Pens are often bought in bulk and needed on a deadline. The two common mistakes are under-ordering (running out mid-event) and over-ordering the wrong spec (ending up with boxes of pens that do not suit the team).

If you have multiple locations, plan quantities by site rather than as one lump total. A head office might need a steady supply for reception, while a warehouse might burn through pens faster due to daily paperwork. For events, build in a buffer for last-minute attendees and staff.

Lead time depends on the branding method, the complexity of your artwork and the production queue. If the pens are for a fixed-date event, lock your artwork early and avoid late changes. A minor logo tweak can reset the process.

If you need predictable pricing for approvals, instant online pricing and bulk discounts make life easier when you are balancing multiple line items across promo and uniforms. That is exactly the buying experience at PrintaPromo, where you can compare pen options quickly, see GST-inclusive pricing, and order online without a drawn-out back-and-forth.

What “premium” really means for a branded pen

Premium is not a single price point. For some organisations, “premium” means a metal barrel instead of plastic. For others, it means a smoother mechanism, a better refill, tighter branding, and packaging that looks deliberate.

If the pens are part of a client gift, consider whether presentation matters. A pen slipped into a welcome folder is fine for conferences. If it is going to a key customer or a new hire pack, a simple sleeve or presentation box can lift the perceived value without changing the pen itself.

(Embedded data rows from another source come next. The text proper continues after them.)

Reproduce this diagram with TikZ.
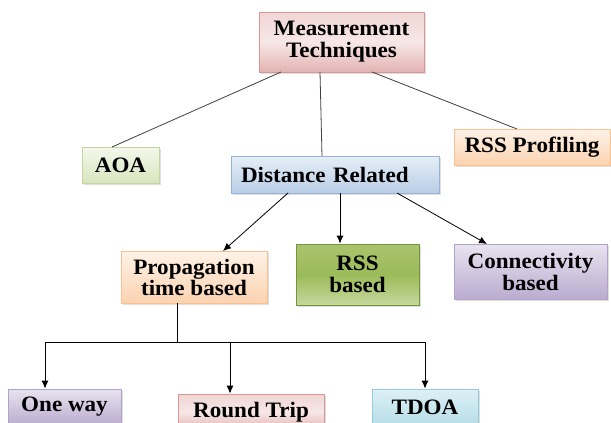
\documentclass[tikz,border=0pt]{standalone}
\usepackage{fontspec}
\setmainfont{Liberation Serif}[BoldFont={Liberation Serif Bold}, BoldFeatures={FakeStretch=1.05}]
\usetikzlibrary{arrows.meta,shadows}
\definecolor{pkT}{HTML}{F0D6D5}
\definecolor{pkM}{HTML}{F7E7E7}
\definecolor{pkB}{HTML}{E3B3B2}
\definecolor{pkD}{HTML}{D99694}
\definecolor{gnT}{HTML}{F4F8EC}
\definecolor{gnB}{HTML}{D8E5BE}
\definecolor{gnD}{HTML}{C3D69B}
\definecolor{blT}{HTML}{E6EEF7}
\definecolor{blB}{HTML}{BACEE6}
\definecolor{blD}{HTML}{95B3D7}
\definecolor{peT}{HTML}{FEF2E8}
\definecolor{peB}{HTML}{FBD3B0}
\definecolor{peD}{HTML}{FAC090}
\definecolor{rgT}{HTML}{A9C46E}
\definecolor{rgM}{HTML}{9BBB59}
\definecolor{rgB}{HTML}{C5D89E}
\definecolor{rgD}{HTML}{77933C}
\definecolor{puT}{HTML}{E8E3EF}
\definecolor{puB}{HTML}{BBACCF}
\definecolor{puD}{HTML}{B3A2C7}
\definecolor{cyT}{HTML}{DDF0F5}
\definecolor{cyB}{HTML}{B7DEE8}
\definecolor{cyD}{HTML}{93CDDD}
\tikzset{
  box/.style={rectangle, inner sep=0pt, align=center, line width=0.8pt,
    font=\bfseries\fontsize{22}{22}\selectfont,
    drop shadow={shadow xshift=2pt, shadow yshift=-2pt, opacity=0.25, fill=gray}},
  pinkbox/.style={box, draw=pkD, top color=pkT, bottom color=pkB, middle color=pkM},
  greenbox/.style={box, draw=gnD, top color=gnT, bottom color=gnB},
  bluebox/.style={box, draw=blD, top color=blT, bottom color=blB},
  peachbox/.style={box, draw=peD, top color=peT, bottom color=peB},
  rssbox/.style={box, draw=rgD, top color=rgT, bottom color=rgB, middle color=rgM},
  purplebox/.style={box, draw=puD, top color=puT, bottom color=puB},
  cyanbox/.style={box, draw=cyD, top color=cyT, bottom color=cyB},
  link/.style={draw=black!75, line width=0.8pt},
  arr/.style={draw=black, line width=0.8pt, -{Latex[length=8pt,width=7pt]}}
}
\begin{document}
\begin{tikzpicture}[x=1pt,y=-1pt]
\useasboundingbox[fill=white] (0,0) rectangle (611,423);
\node[pinkbox, minimum width=165pt, minimum height=60pt] (mt) at (341.5,42) {Measurement\\Techniques};
\node[greenbox, minimum width=77pt, minimum height=36pt] (aoa) at (120.5,165) {AOA};
\node[bluebox, minimum width=208pt, minimum height=37pt, text width=188pt, inner xsep=10pt, align=left] (dr) at (335,174.5) {Distance Related};
\node[peachbox, minimum width=156pt, minimum height=36pt] (rssp) at (532,147) {RSS Profiling};
\node[peachbox, minimum width=146pt, minimum height=52pt, font=\bfseries\fontsize{22}{21}\selectfont] (prop) at (194,277) {Propagation\\time based};
\node[rssbox, minimum width=123pt, minimum height=61pt] (rssb) at (357.5,274.5) {RSS\\based};
\node[purplebox, minimum width=153pt, minimum height=55pt] (conn) at (530.5,271.5) {Connectivity\\based};
\node[purplebox, minimum width=113pt, minimum height=36pt] (ow) at (64.5,407) {One way};
\node[pinkbox, minimum width=146pt, minimum height=36pt] (rt) at (251,412) {Round Trip};
\node[cyanbox, minimum width=106pt, minimum height=36pt] (tdoa) at (425,407) {TDOA};
% links from Measurement Techniques
\coordinate (mt1) at (281,72);
\coordinate (mt2) at (320,72);
\coordinate (mt3) at (372,72);
\coordinate (aoaT) at (112,147);
\coordinate (drT) at (322,156);
\coordinate (rsspT) at (517,129);
\draw[link] (mt1) -- (aoaT);
\draw[link] (mt2) -- (drT);
\draw[link] (mt3) -- (rsspT);
% arrows from Distance Related
\coordinate (dr1) at (288,193);
\coordinate (dr2) at (340,193);
\coordinate (dr3) at (397,193);
\coordinate (propT) at (223,251);
\coordinate (connT) at (487,244);
\draw[arr] (dr1) -- (propT);
\draw[arr] (dr2) -- (dr2 |- rssb.north);
\draw[arr] (dr3) -- (connT);
% elbow from Propagation
\coordinate (pb) at (177,303);
\coordinate (j) at (177,342);
\coordinate (hl) at (45,342);
\coordinate (hm) at (230,342);
\coordinate (hr) at (425,342);
\draw[link, draw=black] (pb) -- (j);
\draw[link, draw=black] (hl) -- (hr);
\draw[arr] (hl) -- (hl |- ow.north);
\draw[arr] (hm) -- (hm |- rt.north);
\draw[arr] (hr) -- (hr |- tdoa.north);
\end{tikzpicture}
\end{document}
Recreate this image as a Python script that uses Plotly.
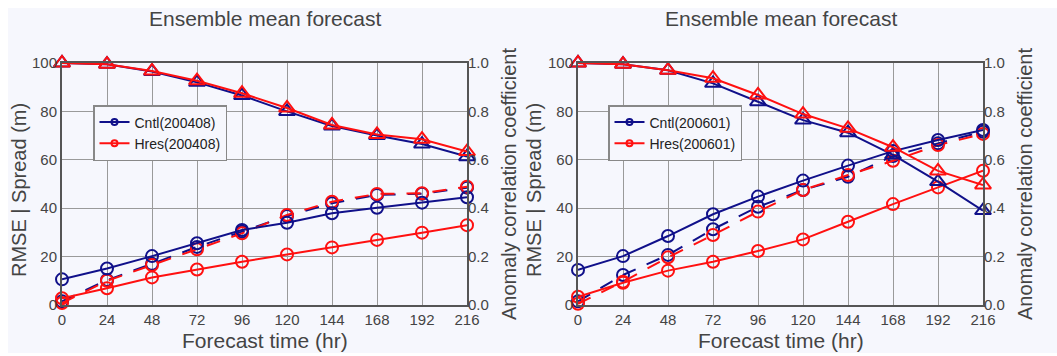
import plotly.graph_objects as go

# ---------------- data ----------------
hours = [0, 24, 48, 72, 96, 120, 144, 168, 192, 216]
x_ticks = [0, 24, 48, 72, 96, 120, 144, 168, 192, 216]
y_ticks = [0, 20, 40, 60, 80, 100]
y2_ticks = [0.0, 0.2, 0.4, 0.6, 0.8, 1.0]

# Left panel (200408)
acc_cntl_l = [1.00, 0.995, 0.965, 0.92, 0.866, 0.80, 0.74, 0.70, 0.665, 0.613]
acc_hres_l = [1.00, 0.995, 0.967, 0.927, 0.875, 0.814, 0.744, 0.705, 0.685, 0.634]
rmse_cntl_l = [10.6, 15.1, 20.2, 25.5, 31.0, 34.0, 37.9, 40.2, 42.3, 44.5]
rmse_hres_l = [2.8, 6.9, 11.4, 14.7, 17.9, 20.9, 23.8, 26.9, 29.9, 33.0]
spread_cntl_l = [1.5, 10.3, 17.0, 24.0, 30.3, 36.8, 42.0, 45.5, 46.0, 48.5]
spread_hres_l = [0.8, 10.0, 16.5, 23.0, 29.6, 37.2, 42.7, 45.9, 46.2, 48.9]

# Right panel (200601)
acc_cntl_r = [1.00, 0.995, 0.97, 0.916, 0.84, 0.764, 0.712, 0.62, 0.51, 0.39]
acc_hres_r = [1.00, 0.995, 0.97, 0.937, 0.868, 0.789, 0.73, 0.652, 0.554, 0.496]
rmse_cntl_r = [14.5, 20.2, 28.5, 37.5, 44.8, 51.4, 57.6, 63.6, 68.2, 72.3]
rmse_hres_r = [3.4, 9.2, 14.2, 17.9, 22.3, 27.1, 34.4, 41.7, 48.6, 55.5]
spread_cntl_r = [1.5, 12.4, 20.7, 31.3, 40.6, 47.5, 53.0, 61.6, 66.8, 71.6]
spread_hres_r = [0.5, 9.6, 19.7, 28.9, 38.6, 47.5, 53.7, 59.6, 66.1, 70.7]

labels_l = ["Cntl(200408)", "Hres(200408)"]
labels_r = ["Cntl(200601)", "Hres(200601)"]
title_text = "Ensemble mean forecast"
xlabel = "Forecast time (hr)"
ylabel = "RMSE | Spread (m)"
y2label = "Anomaly correlation coefficient"

# ---------------- style ----------------
W, H = 1057, 356
NAVY = "#10108a"
RED = "#ff1010"
BG = "#f6f7fd"
TXT = "#444444"
FONT = "Liberation Sans, Arial, sans-serif"

def px(v):
    return v / W

def py(v):
    return (H - v) / H

dom_y = [py(305), py(63)]
dom_xl = [px(62), px(467)]
dom_xr = [px(578), px(983)]

fig = go.Figure()

def add_panel(xa, ya, ya2, acc_c, acc_h, rm_c, rm_h, sp_c, sp_h, labels, legend_name):
    common = dict(x=hours, xaxis=xa, cliponaxis=False, showlegend=False, hoverinfo="skip")
    # triangles (ACC)
    for vals, col in ((acc_c, NAVY), (acc_h, RED)):
        fig.add_trace(go.Scatter(y=vals, yaxis=ya2, mode="lines+markers",
                                 line=dict(color=col, width=2),
                                 marker=dict(symbol="triangle-up-open", size=14,
                                             color=col, line=dict(width=2, color=col)),
                                 **common))
    # spread (dashed)
    for vals, col in ((sp_c, NAVY), (sp_h, RED)):
        fig.add_trace(go.Scatter(y=vals, yaxis=ya, mode="lines+markers",
                                 line=dict(color=col, width=2, dash="14px,12px"),
                                 marker=dict(symbol="circle-open", size=12,
                                             color=col, line=dict(width=2, color=col)),
                                 **common))
    # rmse (solid)
    for vals, col in ((rm_c, NAVY), (rm_h, RED)):
        fig.add_trace(go.Scatter(y=vals, yaxis=ya, mode="lines+markers",
                                 line=dict(color=col, width=2),
                                 marker=dict(symbol="circle-open", size=12,
                                             color=col, line=dict(width=2, color=col)),
                                 **common))
    # legend entries
    for lab, col in zip(labels, (NAVY, RED)):
        fig.add_trace(go.Scatter(x=[None], y=[None], xaxis=xa, yaxis=ya,
                                 mode="lines+markers", name=lab, legend=legend_name,
                                 line=dict(color=col, width=2),
                                 marker=dict(symbol="circle-open", size=6,
                                             color=col, line=dict(width=2, color=col))))

add_panel("x", "y", "y2", acc_cntl_l, acc_hres_l, rmse_cntl_l, rmse_hres_l,
          spread_cntl_l, spread_hres_l, labels_l, "legend")
add_panel("x2", "y3", "y4", acc_cntl_r, acc_hres_r, rmse_cntl_r, rmse_hres_r,
          spread_cntl_r, spread_hres_r, labels_r, "legend2")

axis_common = dict(showline=True, linecolor="#555555", linewidth=2, mirror=True,
                   showgrid=True, gridcolor="#9a9a9a", gridwidth=1, zeroline=False,
                   ticks="", automargin=False,
                   tickfont=dict(size=15, color=TXT, family=FONT))

xax = dict(range=[0, 216], tickvals=x_ticks, ticktext=[str(t) for t in x_ticks], **axis_common)
yax = dict(range=[0, 100], tickvals=y_ticks, ticktext=[str(t) for t in y_ticks], **axis_common)
y2ax = dict(range=[0, 1], tickvals=y2_ticks, ticktext=["%.1f" % t for t in y2_ticks],
            side="right", showgrid=False, showline=False, zeroline=False, ticks="",
            automargin=False, tickfont=dict(size=15, color=TXT, family=FONT))

legend_common = dict(bgcolor=BG, bordercolor="#888888", borderwidth=1.5,
                     font=dict(size=14, color="#222222", family=FONT),
                     xanchor="left", yanchor="top", tracegroupgap=0, itemwidth=30)

fig.update_layout(
    width=W, height=H, autosize=False,
    margin=dict(l=0, r=0, t=0, b=0, pad=0, autoexpand=False),
    paper_bgcolor="white",
    plot_bgcolor=BG,
    font=dict(family=FONT, color=TXT),
    xaxis=dict(domain=dom_xl, anchor="y", **xax),
    yaxis=dict(domain=dom_y, anchor="x", **yax),
    yaxis2=dict(overlaying="y", anchor="x", **y2ax),
    xaxis2=dict(domain=dom_xr, anchor="y3", **xax),
    yaxis3=dict(domain=dom_y, anchor="x2", **yax),
    yaxis4=dict(overlaying="y3", anchor="x2", **y2ax),
    legend=dict(x=px(93), y=py(105), **legend_common),
    legend2=dict(x=px(608), y=py(105), **legend_common),
    shapes=[dict(type="rect", xref="paper", yref="paper", x0=px(8), x1=1,
                 y0=py(353), y1=py(8), fillcolor=BG, line=dict(width=0), layer="below")],
)

ann = []
for cx, lx, rx in ((264.5, 19, 509), (780.5, 534, 1025)):
    ann.append(dict(text=title_text, x=px(cx), y=py(19), xref="paper", yref="paper",
                    showarrow=False, font=dict(size=21, color=TXT, family=FONT),
                    xanchor="center", yanchor="middle"))
    ann.append(dict(text=xlabel, x=px(cx), y=py(340), xref="paper", yref="paper",
                    showarrow=False, font=dict(size=21, color=TXT, family=FONT),
                    xanchor="center", yanchor="middle"))
    ann.append(dict(text=ylabel, x=px(lx), y=py(190), xref="paper", yref="paper",
                    showarrow=False, textangle=-90, font=dict(size=20, color=TXT, family=FONT),
                    xanchor="center", yanchor="middle"))
    ann.append(dict(text=y2label, x=px(rx), y=py(184), xref="paper", yref="paper",
                    showarrow=False, textangle=-90, font=dict(size=20, color=TXT, family=FONT),
                    xanchor="center", yanchor="middle"))
fig.update_layout(annotations=ann)

fig.write_html("out.html", config={"displayModeBar": False},
               post_script="document.body.style.margin='0';document.body.style.overflow='hidden';")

Be honest about the audience. A high-end look can be wasted if the pen is going straight into a community handout. Equally, a low-end pen can look out of place in a professional services setting where clients expect polished materials.

Common pitfalls (and how to sidestep them)

The quickest way to waste budget is to choose a pen based on a product photo alone. Metal finishes can vary, and small differences in barrel shape change how the logo sits.

Artwork is the next risk. If your logo is wide, very tall, or has fine gradients, it may not translate well to a pen. Provide clean vector artwork where possible, and be prepared to use a simplified version that stays readable at small size.

Finally, watch the “too clever” choices. Novelty mechanisms and unusual shapes can be fun, but they often reduce everyday usability. A pen that looks interesting but writes poorly will not be carried, and a pen that is awkward to clip to a lanyard or pocket will not be used in the field.

If you want metal pens with logo that people actually keep, optimise for writing feel, branding clarity and practical distribution. The best promo pen is the one that becomes someone’s default - not the one that looks impressive only in a box.

Choose a pen you would be happy to use at your own desk, order enough to cover the real-world messiness of events and multi-site teams, and keep the branding simple enough to read at a glance. Then let the pen do its job: turning everyday notes into everyday visibility.